Squanto continuó apoyando a los peregrinos fríos y hambrientos que huyeron a Estados Unidos en busca de libertad religiosa. Los ayudó desde el amanecer hasta la puesta del sol, se convirtió en su maestro y amigo.

Al final, los peregrinos invitaron a los nativos americanos a una fiesta. Los peregrinos “dieron gracias por todo lo que tenían. Los peregrinos y los nativos americanos se alegraron juntos”.

Observé ese final feliz por un rato, lo leí varias veces.

Pensé en la maestra de primer grado de mi hija, en todas las profesoras que con el tiempo entrarán en su vida y, poco a poco, moldearán su mente con su arduo trabajo y sus mejores intenciones.

Me acerqué a mi hija que estaba sentada en la mesa del comedor.

“¿Cómo te sientes acerca de esta obra?”, le pregunté.

“Un poco rara”, dijo, sin levantar la vista de su tarea. “No estoy segura de si todo es verdad, pero si no lo es, ¿qué es cierto?”
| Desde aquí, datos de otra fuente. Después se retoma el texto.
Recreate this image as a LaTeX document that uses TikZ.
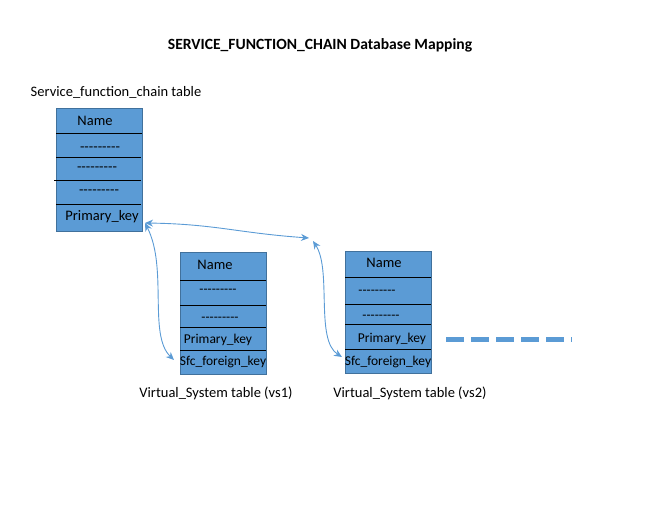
\documentclass[tikz,border=0pt]{standalone}
\usepackage{fontspec}
\setmainfont{Carlito}
\usetikzlibrary{arrows.meta}

\definecolor{tblfill}{RGB}{91,155,213}
\definecolor{tbledge}{RGB}{65,113,156}
\newcommand{\fillrow}{-{}-{}-{}-{}-{}-{}-{}-{}-}

\begin{document}
\begin{tikzpicture}[x=1pt,y=-1pt,
    tbl/.style={draw=tbledge, fill=tblfill, minimum width=86pt, inner sep=0pt, anchor=north west},
    sep/.style={draw=black, line width=0.8pt},
    link/.style={draw=tblfill, line width=0.9pt, {Stealth[length=8pt,width=7pt]}-{Stealth[length=8pt,width=7pt]}},
    font=\fontsize{14.5}{17}\selectfont]

      \useasboundingbox (0,0) rectangle (664,511);

      % title and table captions
      \node[font=\fontsize{15.6}{18}\selectfont\bfseries] (title) at (320,45) {SERVICE\_FUNCTION\_CHAIN Database Mapping};
      \node (cap1) at (116,92) {Service\_function\_chain table};
      \node (cap2) at (216,393) {Virtual\_System table (vs1)};
      \node (cap3) at (410,393) {Virtual\_System table (vs2)};

      % table boxes
      \node[tbl, minimum height=123pt] (t1) at (56,108) {};
      \node[tbl, minimum height=122pt] (t2) at (180,252) {};
      \node[tbl, minimum height=122pt] (t3) at (345,251) {};

      \draw[sep] (56,133) -- (142,133);
      \draw[sep] (56,157) -- (141,157);
      \draw[sep] (54,180) -- (141,180);
      \draw[sep] (56,204) -- (141,204);

      \draw[sep] (180,280) -- (266,280);
      \draw[sep] (180,305) -- (266,305);
      \draw[sep] (180,327) -- (266,327);
      \draw[sep] (180,350) -- (266,350);

      \draw[sep] (345,277) -- (431,277);
      \draw[sep] (345,304) -- (431,304);
      \draw[sep] (345,324) -- (431,324);
      \draw[sep] (345,349) -- (431,349);

      \begin{scope}[every node/.style={inner sep=0pt}]
        \node (t1name) at (95,121)  {Name};
        \node (t1r1)   at (100,149) {\fillrow};
        \node (t1r2)   at (97,169)  {\fillrow};
        \node (t1r3)   at (99,192)  {\fillrow};
        \node (t1pk)   at (102,217) {Primary\_key};
        \node (t2name) at (215,265) {Name};
        \node (t3name) at (384,263) {Name};
      \end{scope}

      \begin{scope}[every node/.style={inner sep=0pt, font=\fontsize{13.5}{16}\selectfont}]
        \node (t2r1)   at (218,291) {\fillrow};
        \node (t2r2)   at (220,319) {\fillrow};
        \node (t2pk)   at (218,340) {Primary\_key};
        \node (t2fk)   at (223,362) {Sfc\_foreign\_key};

        \node (t3r1)   at (377,292) {\fillrow};
        \node (t3r2)   at (381,317) {\fillrow};
        \node (t3pk)   at (392,339) {Primary\_key};
        \node (t3fk)   at (388,362) {Sfc\_foreign\_key};
      \end{scope}

      % link ends
      \coordinate (pkport) at (145,223);
      \coordinate (vs2in)  at (309,238);
      \coordinate (vs2out) at (313,241);
      \coordinate (fk1)    at (174,360);
      \coordinate (fk2)    at (342,357);

      \draw[link] (pkport) .. controls (215,224) and (238,233) .. (vs2in);
      \draw[link] (pkport) .. controls (168,268) and (148,335) .. (fk1);
      \draw[link] (vs2out) .. controls (332,270) and (315,340) .. (fk2);

      % more tables follow
      \draw[tblfill, line width=5pt, dash pattern=on 18pt off 7pt] (446,339) -- (572,339);

    \end{tikzpicture}
\end{document}
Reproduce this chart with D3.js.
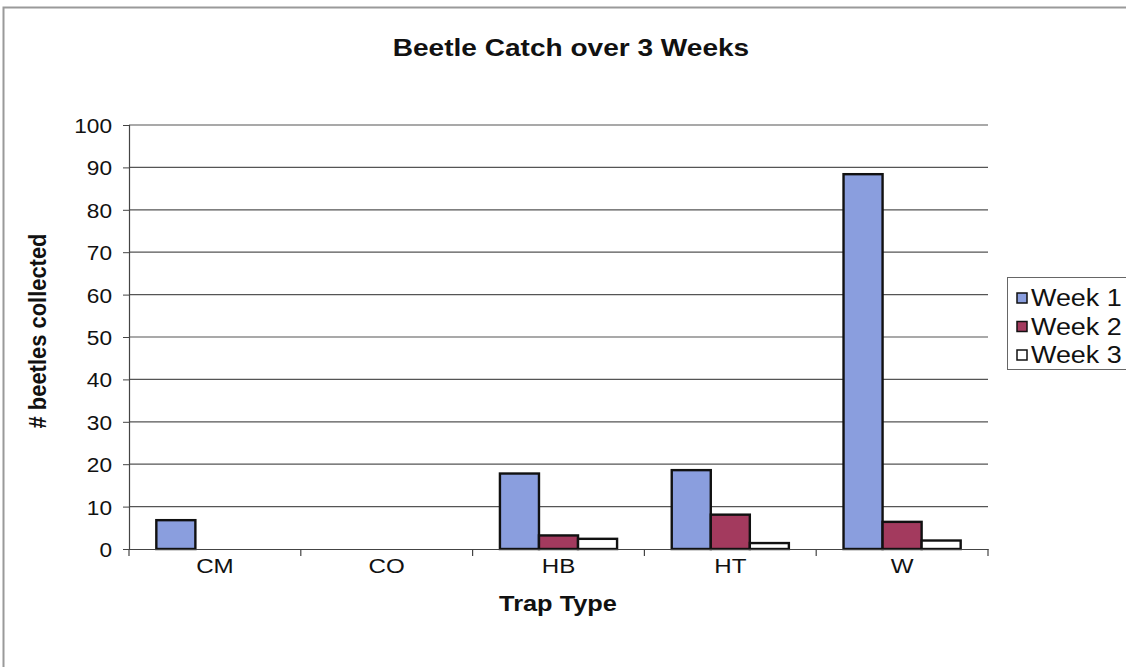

“Desearía poder responderte ahora mismo”, le dije. “Vamos a investigar un poco y resolverlo juntas”.

En los días siguientes, los libros comenzaron a llegar por correo a nuestra puerta principal, títulos de niños que seleccioné cuidadosamente después de buscar en Internet.

Muchos vinieron recomendados por un educador nativo americano que dirige un sitio que critica los libros infantiles escritos sobre ellos.

Los personajes de esos libros le enseñaron a nuestra familia más sobre la humanidad de lo que podríamos aprender en esa vieja obra familiar.

De una abuela Cree, descubrimos que aunque su internado del gobierno una vez la obligó a mezclarse con los demás “como una bandada de cuervos”, ella persistió, vistiendo su cabello largo y colores brillantes.

De un niño de Lipan Apache, un manifestante en Standing Rock, aprendimos que una pequeña protesta, con la ayuda de otros, podría convertirse en un movimiento mundial.

Y de un libro sobre las tradiciones cherokee, descubrimos una nueva palabra: Otsaliheliga.

Eso es lo que la gente dice para expresar gratitud, para recordar sus bendiciones y sus luchas, en todas las temporadas.